His church attendance seems to have been spotty (source: Raymond Edwards’ “Tolkien”). By his own admission Tolkien was all but apostate for the decade in which he was composing his Middle-earth mythology. (But according to Clyde Kilby he would also suggest he'd known the mythology in utero.)

Tolkien is not “devout.” Religiously, he was an agnostic who was socially Catholic. He seems to have believed in reincarnation and denied that church officials could have any knowledge about such matters. He attended church, he wrote in a letter, to be sympathetically present with fellow churchgoers who were suffering.

I'm unsure how you could get "authentically heterosexual" from any part of his life.
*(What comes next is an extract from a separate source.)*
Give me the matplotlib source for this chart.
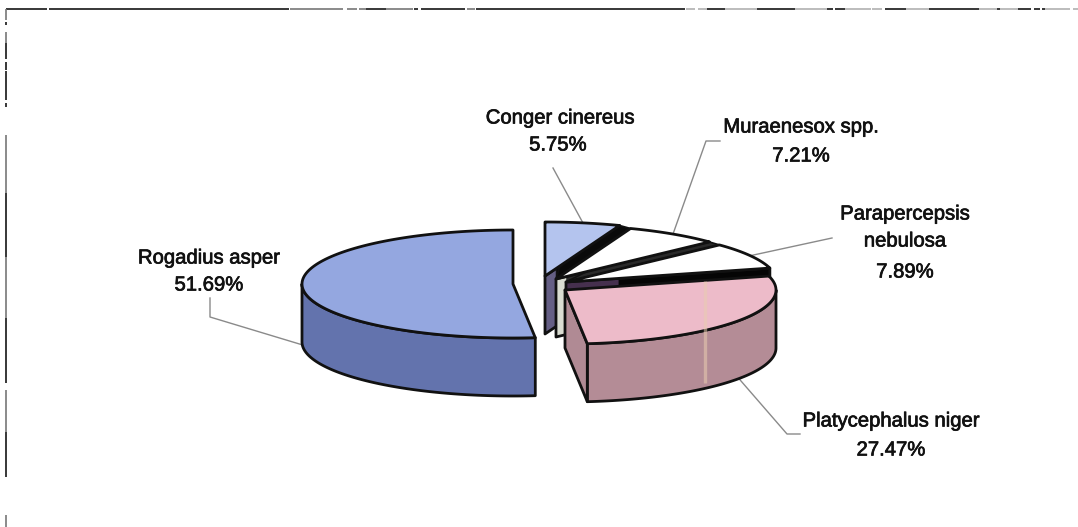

He is reported having a single romantic interest in his entire life—a love conceived when he was 15 and seriously depressed. She was Anglican and a forced conversion resulted in years of domestic warfare.

Tolkien would say that Edith had refused "to continue her education or improve her mind." They slept in separate bedrooms and kept separate schedules, he preferring much later hours. They led largely separate lives, in that he was often working, with his academic friends, or writing—none of which involved her.

The impression of existing biography, as a scholar notes, is that the "Tolkiens were a couple who were never meant to be together, and that Tolkien himself was a man who knew very little about marriage…"

But little is known, in the end. Tolkien's personal letters to his wife are unpublished, as is his diary, and nearly nothing is known of Edith's perspective. Tolkien’s children contrived a biography that he himself had refused to participate in, and they keep the key sources hidden.